A small community on the island Hvar has posted its own obituary after failing to attract tourists.
Residents in Jelsa located just 30 kilometers from bustling Hvar say their town is dead and have stuck up obituaries in which they blame the tourist board and local politicians for failing to do enough to bring the tourists in…
Speaking to the daily Jutarnji List one restaurant owner said the biggest problems were inadequate promotion of the locality, a lack of tourist information available on the internet and in the town itself, and inadequate cooperation between hoteliers and local wine and oil producers.
As of the 2001 Census, the population of Jelsa district was 3,656, of whom 1,798 were inhabitants of the town of Jelsa itself. Population figures for the other settlements are: Gdinj (119), Gromin Dolac (4), Ivan Dolac (26), Svirče (445), Pitve (81), Poljica (68), Vrboska (526), Vrisnik (215), Zastražišće (230), Zavala (144).
The town of Jelsa lies in a bay on the middle of the north coast of the island of Hvar. To the south of the town are dense pine woods on the sloping hills of the island’s ridge. Jelsa is the only place on the island with an abundance of fresh water, as a result of which there is more luxuriant vegetation here than elsewhere. The agricultural plain lying to the west of Jelsa is the UNESCO protected world heritage site Starigrad Plain.
The old town of Jelsa (Civitas Vetus Ielsae) was mentioned in The Statute of Hvar in 1331. Although the exact location and extent of the ancient Jelsa are not well understood (Ref: nikodubokovic.com/jelsa.htm), remnants of the old protective wall can still be seen on the west side of the Gradina peninsula. Material remains from the Roman period prove the existence of a settlement in the area of Jelsa. Several villas are preserved in the area of Kutac, round St. Rock and in the cove called Carkvica of St. Luke.

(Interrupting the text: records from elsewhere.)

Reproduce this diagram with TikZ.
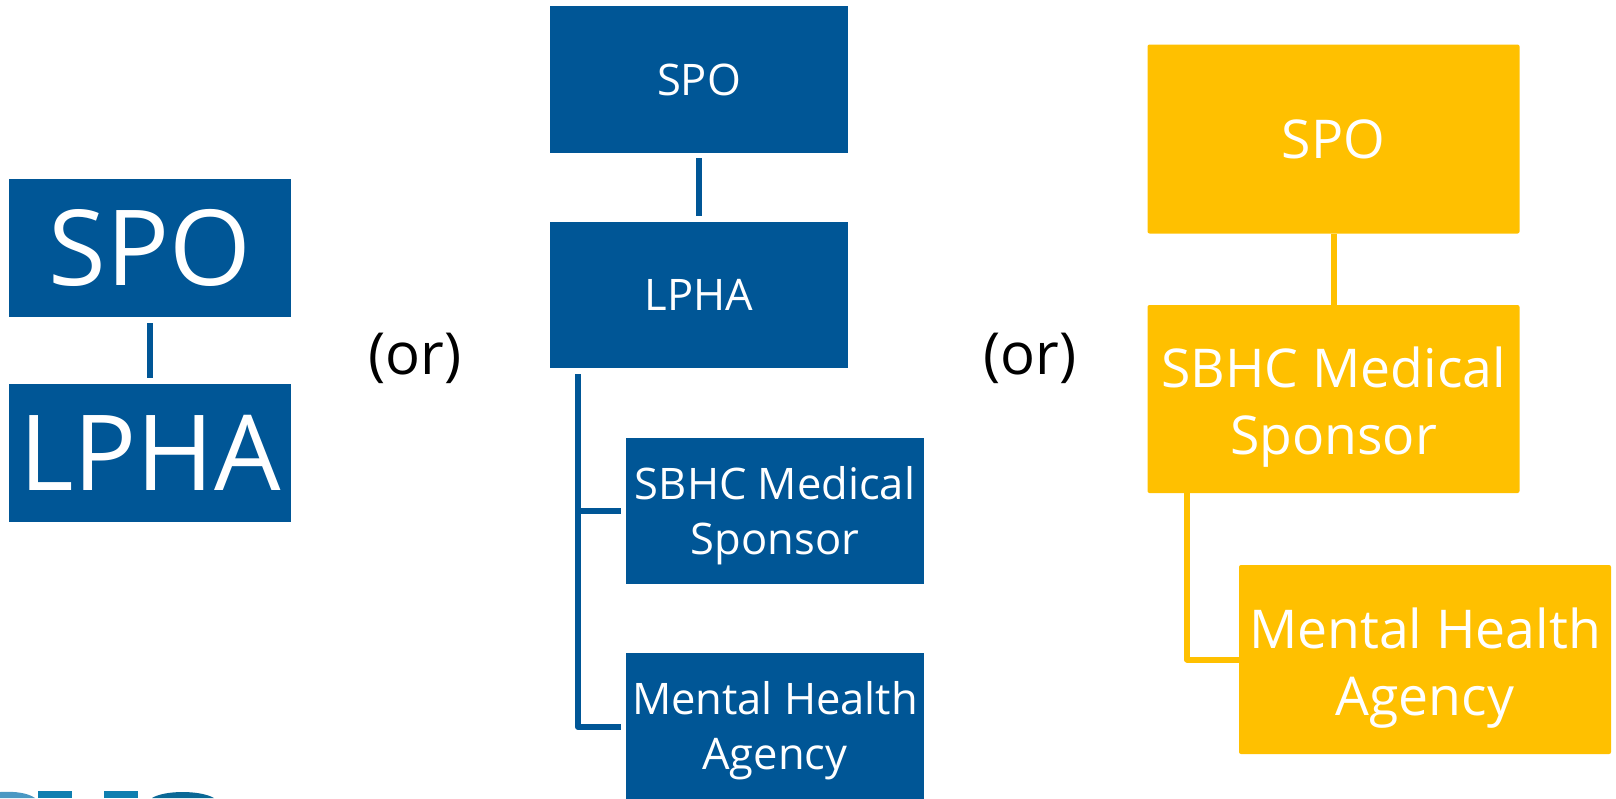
\documentclass[tikz,border=0pt]{standalone}
\usepackage{fontspec}
\setmainfont{Open Sans}
\definecolor{navy}{HTML}{005696}
\definecolor{gold}{HTML}{FFC000}
\definecolor{logoa}{RGB}{74,152,195}
\definecolor{logob}{RGB}{15,127,176}
\definecolor{logoc}{RGB}{10,104,150}
\tikzset{
  x=1pt,y=-1pt,
  bluebox/.style={fill=navy,draw=none,text=white,inner sep=0pt,align=center,anchor=center},
  goldbox/.style={fill=gold,draw=none,text=white,inner sep=0pt,align=center,anchor=center,rounded corners=2pt},
  blueline/.style={draw=navy,line width=6pt},
  goldline/.style={draw=gold,line width=6pt},
  orlabel/.style={text=black,inner sep=0pt,anchor=center,font=\fontsize{58}{62}\selectfont}
}
\newcommand{\boxat}[8]{\node[#1,minimum width=#4pt,minimum height=#5pt,font=\fontsize{#7}{#8}\selectfont] (#2) at (#3) {#6};}
\newcommand{\lowerblue}{\rule{0pt}{43pt}}
\newcommand{\lowergold}{\rule{0pt}{57pt}}
\begin{document}
\begin{tikzpicture}
\useasboundingbox (0,0) rectangle (1616,798);
% logo fragment cut by the lower edge
\begin{scope}
\clip (0,0) rectangle (1616,798);
\fill[logoa] (0,792) .. controls (15,791) and (28,793) .. (35,798) -- (0,798) -- cycle;
\fill[logob] (38,791) rectangle (72,798);
\fill[logob] (104,791) rectangle (138,798);
\fill[logoc] (152,798) .. controls (165,790) and (200,790) .. (214,798) -- cycle;
\end{scope}
% left
\boxat{bluebox}{aa}{150,248}{282}{138}{SPO}{105}{120}
\boxat{bluebox}{ab}{150,453}{282}{138}{LPHA}{105}{120}
\coordinate (aat) at (150,323); \coordinate (abt) at (150,378);
\draw[blueline] (aat) -- (abt);
\node[orlabel] (or1) at (415,358) {(or)};
% middle
\boxat{bluebox}{ba}{699,79.5}{298}{147}{SPO}{43.5}{55}
\boxat{bluebox}{bb}{699,295}{298}{146}{LPHA}{43.5}{55}
\boxat{bluebox}{bc}{775,511}{298}{146}{\lowerblue SBHC Medical\\Sponsor}{43.5}{55}
\boxat{bluebox}{bd}{775,726}{298}{146}{\lowerblue Mental Health\\Agency}{43.5}{55}
\coordinate (bat) at (699,158); \coordinate (bbt) at (699,216);
\draw[blueline] (bat) -- (bbt);
\coordinate (trunk) at (578,374);
\coordinate (c1) at (621,511); \coordinate (c2) at (621,727);
\draw[blueline] (trunk) |- (c1);
\draw[blueline,line join=round] (trunk) |- (c2);
% right
\boxat{goldbox}{ca}{1333.5,139}{372}{189}{SPO}{53.5}{67}
\boxat{goldbox}{cb}{1333.5,399}{372}{188}{\lowergold SBHC Medical\\Sponsor}{53.5}{67}
\boxat{goldbox}{cc}{1425,659.5}{372}{189}{\lowergold Mental Health\\Agency}{53.5}{67}
\draw[goldline] (ca.south) -- (cb.north);
\coordinate (gt) at (1187,493);
\draw[goldline,line join=round] (gt) |- (cc.west);
\node[orlabel] (or2) at (1030,358) {(or)};
\end{tikzpicture}
\end{document}
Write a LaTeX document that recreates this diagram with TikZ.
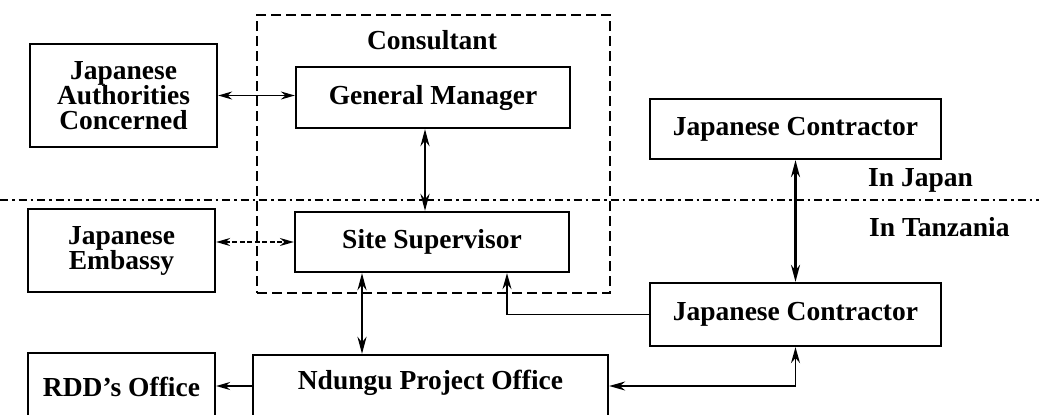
\documentclass[tikz,border=0pt]{standalone}
\usepackage{fontspec}
\setmainfont{Liberation Serif}
\usetikzlibrary{arrows.meta}
\tikzset{
  box/.style={draw, line width=2.3pt, inner sep=0pt, align=center,
    font=\fontsize{27.5}{25}\selectfont\bfseries},
  lbl/.style={inner sep=0pt, font=\fontsize{27.5}{25}\selectfont\bfseries},
  consbox/.style={draw, line width=2.8pt, dash pattern=on 10pt off 5pt, inner sep=0pt},
  sepline/.style={line width=2.4pt, dash pattern=on 8pt off 4pt on 2.5pt off 4pt},
  heavy/.style={line width=2.5pt, {Stealth[length=17pt,width=9pt]}-{Stealth[length=17pt,width=9pt]}},
  light/.style={line width=1.3pt, {Stealth[length=14pt,width=8pt]}-{Stealth[length=14pt,width=8pt]}},
  lightdash/.style={line width=1.3pt, dash pattern=on 5pt off 2.5pt, {Stealth[length=14pt,width=8pt]}-{Stealth[length=14pt,width=8pt]}},
}
\begin{document}
\begin{tikzpicture}[x=1pt,y=-1pt]
\useasboundingbox (0,0) rectangle (1039,415);
\clip (0,0) rectangle (1039,415);
% separator
\coordinate (sl) at (0,200);
\coordinate (sr) at (1039,200);
\draw[sepline] (sl) -- (sr);
% consultant dashed group
\node[consbox, minimum width=353pt, minimum height=278pt] (cons) at (433.5,154) {};
\node[lbl] (conslbl) at (432,40) {Consultant};
% boxes
\node[box, fill=white, minimum width=187pt, minimum height=103pt] (ja) at (123.5,95.5) {Japanese\\Authorities\\Concerned};
\node[box, fill=white, minimum width=274pt, minimum height=61pt] (gm) at (433,97.5) {General Manager};
\node[box, fill=white, minimum width=187pt, minimum height=83pt] (je) at (121.5,250.5) {Japanese\\Embassy};
\node[box, fill=white, minimum width=274pt, minimum height=60pt] (ss) at (432,242) {Site Supervisor};
\node[box, fill=white, minimum width=291pt, minimum height=60pt] (jc1) at (795.5,129) {Japanese Contractor};
\node[box, fill=white, minimum width=291pt, minimum height=63pt] (jc2) at (795.5,314.5) {Japanese Contractor};
\node[box, minimum width=187pt, minimum height=72pt] (rdd) at (121.5,389) {};
\node[lbl] at (121.5,387) {RDD's Office};
\node[box, minimum width=355pt, minimum height=68pt] (nd) at (430.5,389) {};
\node[lbl] at (430.5,383) {Ndungu Project Office};
\node[lbl, anchor=west] (inj) at (868,180) {In Japan};
\node[lbl, anchor=west] (int) at (869,227) {In Tanzania};
% connectors
\draw[light] (ja.east) -- (ja.east -| gm.west);
\draw[lightdash] (ss.west -| je.east) -- (ss.west);
\draw[heavy] ([xshift=-8pt]gm.south) -- ([xshift=-8pt]gm.south |- ss.north);
\draw[heavy] ([xshift=-70pt]ss.south) -- ([xshift=-70pt]ss.south |- nd.north);
\draw[heavy] (jc1.south) -- (jc2.north);
\draw[line width=1.5pt, -{Stealth[length=16pt,width=9pt]}] (jc2.west) -| ([xshift=75pt]ss.south);
\draw[line width=1.7pt, {Stealth[length=16pt,width=9pt]}-{Stealth[length=16pt,width=9pt]}] (nd.east |- 0,386) -| (jc2.south);
\draw[line width=1.5pt, -{Stealth[length=14pt,width=8pt]}] (nd.west |- 0,386) -- (rdd.east |- 0,386);
\end{tikzpicture}
\end{document}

On the mountain spur overlooking Jelsa to the south, is the massive fortress of Tor, which was a Greek observation point, standing on an older Illyrian fort (4th–3rd century B.C.). The location is an ideal defensive position as it overlooks the islands of Hvar and Brač as far as Šolta and the Makarska coast. Demetrius of Hvar reigned here for some ten years until the Roman occupation.
Slightly further eastwards, the fortress of Grad (or Galešnik) stands on a high cliff above the ancient road leading to the eastern end of the island. Originally Illyrian, the fort was further developed in Roman times, and still inhabited during the early Middle Ages. Its present name is believed to derive from the nobleman Galeša Slavogosti, who led an unsuccessful rebellion against Venice, in 1310, using this fortress as his stronghold.